Fitted probability density functions are shown of diclofenac concentration (ppm wet weight) in ungulate liver samples from three surveys: red = T1, pre-ban, dark green = T2, soon after the ban, dark blue = T3, 7–31 months after the ban. The curves are derived from a Weibull model in which both the true prevalence of diclofenac f (including those with concentrations < LOQ) and the scale parameter a of the Weibull distribution of concentrations of diclofenac in those samples are determined by a site-cluster effect and a survey period effect. The shape parameter b of the Weibull distribution is assumed not to vary with site-cluster or survey period. Values of f and a in all three surveys were adjusted so that the results simulate those expected if the 21 site-clusters covered by the T1 (pre-ban) survey had been covered at the same sampling intensity in the second T2 and third T3 surveys.

Figure 4. Comparison of probability density functions of diclofenac dose per unit vulture body weight from ungulate tissue before and after the ban on the veterinary use of diclofenac.

Probability density functions are shown of estimated diclofenac dose (mg kg⁻¹ wet weight) per meal for birds eating a mixture of all edible ungulate tissues and feeding at intervals of three days. Results are shown for three surveys: red = T1, pre-ban, dark green = T2, soon after the ban, dark blue = T3, 7–31 months after the ban. The proportion of vultures expected to be killed by a given dose of diclofenac is shown by the dose-response curve (black, with right-hand y axis). The products of the dose probability density functions and the dose-response curve are shown by the orange, light green and light blue curves for surveys T1, T2 and T3 respectively. The areas under these curves give the estimated proportion of vultures killed per meal.

Figure 5. Changes in the expected rate of decline of the oriental white-backed vulture population in India.

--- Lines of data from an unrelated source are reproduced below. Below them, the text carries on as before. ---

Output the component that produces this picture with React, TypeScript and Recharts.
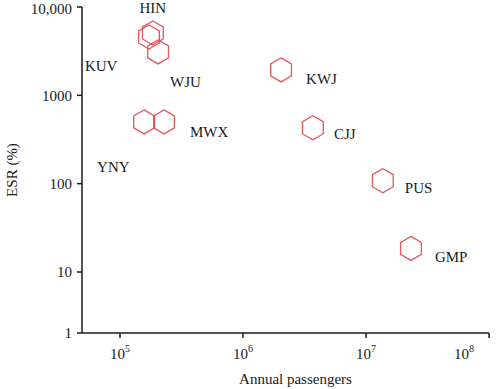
import { ScatterChart, Scatter, XAxis, YAxis, LabelList } from 'recharts'

// airport codes, annual passengers, ESR (%)
const codes = ['HIN', 'KUV', 'WJU', 'MWX', 'YNY', 'KWJ', 'CJJ', 'PUS', 'GMP']
const passengers = [185000, 172000, 204000, 228000, 157000, 2040000, 3700000, 13700000, 23200000]
const esr = [5080, 4580, 3100, 500, 500, 1940, 430, 108, 18.5]

const xTicks = [1e5, 1e6, 1e7, 1e8]
// the source axis ends a bit above 1 but still labels its floor as "1"
const Y_FLOOR = 2.04
const yTicks = [Y_FLOOR, 10, 100, 1000, 10000]

// where each code label sits relative to its hexagon (px)
const LABEL_OFFSETS: Record<string, [number, number, 'start' | 'middle']> = {
  HIN: [0, -20, 'middle'],
  KUV: [-64, 34, 'start'],
  WJU: [12, 35, 'start'],
  MWX: [26, 15, 'start'],
  YNY: [-47, 50, 'start'],
  KWJ: [25, 14, 'start'],
  CJJ: [21, 11, 'start'],
  PUS: [22, 12, 'start'],
  GMP: [24, 14, 'start'],
}

const data = codes.map((code, i) => ({ code, x: passengers[i], y: esr[i] }))

const FONT = '"Liberation Serif", "Times New Roman", serif'
const INK = '#1a1a1a'
const RED = '#e4575b'

const Hexagon = (props: any) => {
  const { cx, cy } = props
  if (cx == null || cy == null) return null
  const r = 12
  const pts = [0, 1, 2, 3, 4, 5]
    .map((k) => {
      const a = (Math.PI / 3) * k - Math.PI / 2
      return `${cx + r * Math.cos(a)},${cy + r * Math.sin(a)}`
    })
    .join(' ')
  return <polygon points={pts} fill="none" stroke={RED} strokeWidth={1.3} />
}

const PowerTick = (props: any) => {
  const { x, y, payload } = props
  const exp = Math.round(Math.log10(payload.value))
  return (
    <text x={x} y={y + 19} textAnchor="middle" fontFamily={FONT} fontSize={15} fill={INK}>
      <tspan>10</tspan>
      <tspan dy={-7} fontSize={10}>
        {exp}
      </tspan>
    </text>
  )
}

const CodeLabel = (props: any) => {
  const { x, y, width, height, value } = props
  const cx = x + width / 2
  const cy = y + height / 2
  const [dx, dy, anchor] = LABEL_OFFSETS[value] ?? [20, 10, 'start']
  return (
    <text x={cx + dx} y={cy + dy} textAnchor={anchor} fontFamily={FONT} fontSize={15} fill={INK}>
      {value}
    </text>
  )
}

const yFormat = (v: number) => {
  if (v === Y_FLOOR) return '1'
  if (v >= 10000) return v.toLocaleString('en-US')
  return String(v)
}

export default function App() {
  return (
    <div style={{ position: 'absolute', left: 0, top: 0, width: 500, height: 389, background: '#fff' }}>
      <ScatterChart width={500} height={389} margin={{ top: 7, right: 11, left: 0, bottom: 0 }}>
        <XAxis
          type="number"
          dataKey="x"
          scale="log"
          domain={[49100, 1e8]}
          ticks={xTicks}
          allowDataOverflow
          height={56}
          stroke={INK}
          strokeWidth={1.5}
          tickSize={5}
          tick={<PowerTick />}
          label={{
            value: 'Annual passengers',
            position: 'insideBottom',
            offset: 5,
            dx: 10,
            fill: INK,
            fontFamily: FONT,
            fontSize: 15,
          }}
        />
        <YAxis
          type="number"
          dataKey="y"
          scale="log"
          domain={[Y_FLOOR, 10000]}
          ticks={yTicks}
          allowDataOverflow
          width={82}
          stroke={INK}
          strokeWidth={1.5}
          tickSize={5}
          tickMargin={5}
          tickFormatter={yFormat}
          tick={{ fill: INK, fontFamily: FONT, fontSize: 15 }}
          label={{
            value: 'ESR (%)',
            angle: -90,
            position: 'insideLeft',
            offset: 12,
            fill: INK,
            fontFamily: FONT,
            fontSize: 15,
            style: { textAnchor: 'middle' },
          }}
        />
        <Scatter data={data} shape={<Hexagon />} isAnimationActive={false}>
          <LabelList dataKey="code" content={<CodeLabel />} />
        </Scatter>
      </ScatterChart>
    </div>
  )
}
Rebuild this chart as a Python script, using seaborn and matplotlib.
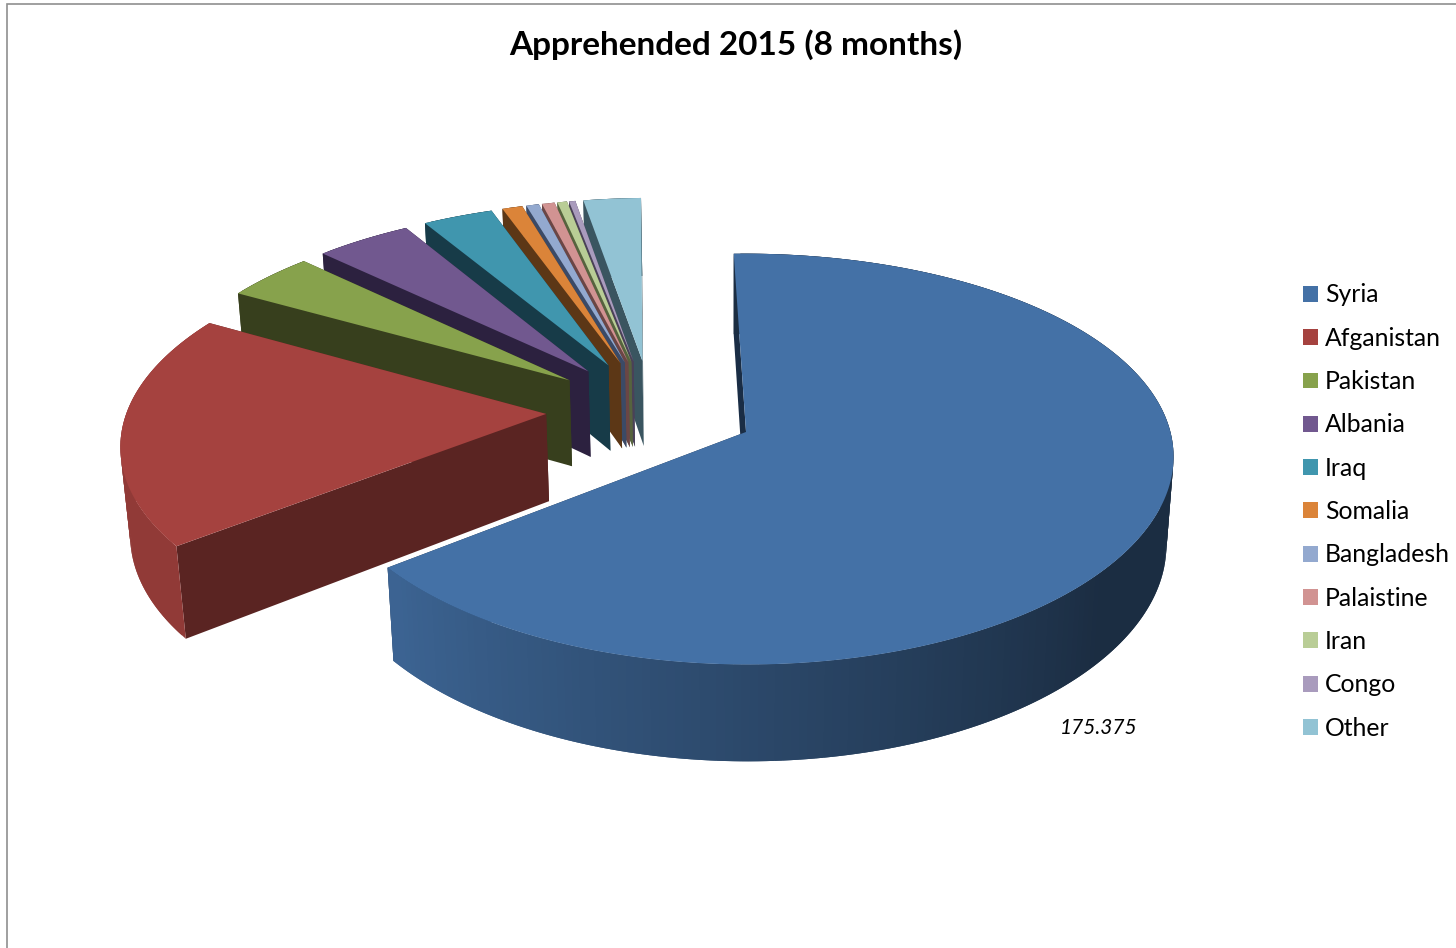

Circles show the estimated rate of population decline, as a ratio relative to that determined from the T1 survey results in 2004 – 2005. Values are plotted at the mean sampling time for each of the surveys. Horizontal rectangles show the duration of the period covered by the sample collection for each survey. Vertical lines show 95% confidence limits for the ratios. Each of the four adjacent points in a set represents the result for a combination of assumptions (from left to right: F = 2, S₀ = 0.90; F = 2, S₀ = 0.97; F = 3, S₀ = 0.90; F = 3, S₀ = 0.97). Arrows show the timing of the recommendation by the National Board for Wildlife for a ban on the veterinary use of diclofenac and the withdrawal by the Drug Controller General of manufacturing licences for veterinary formulations of the drug.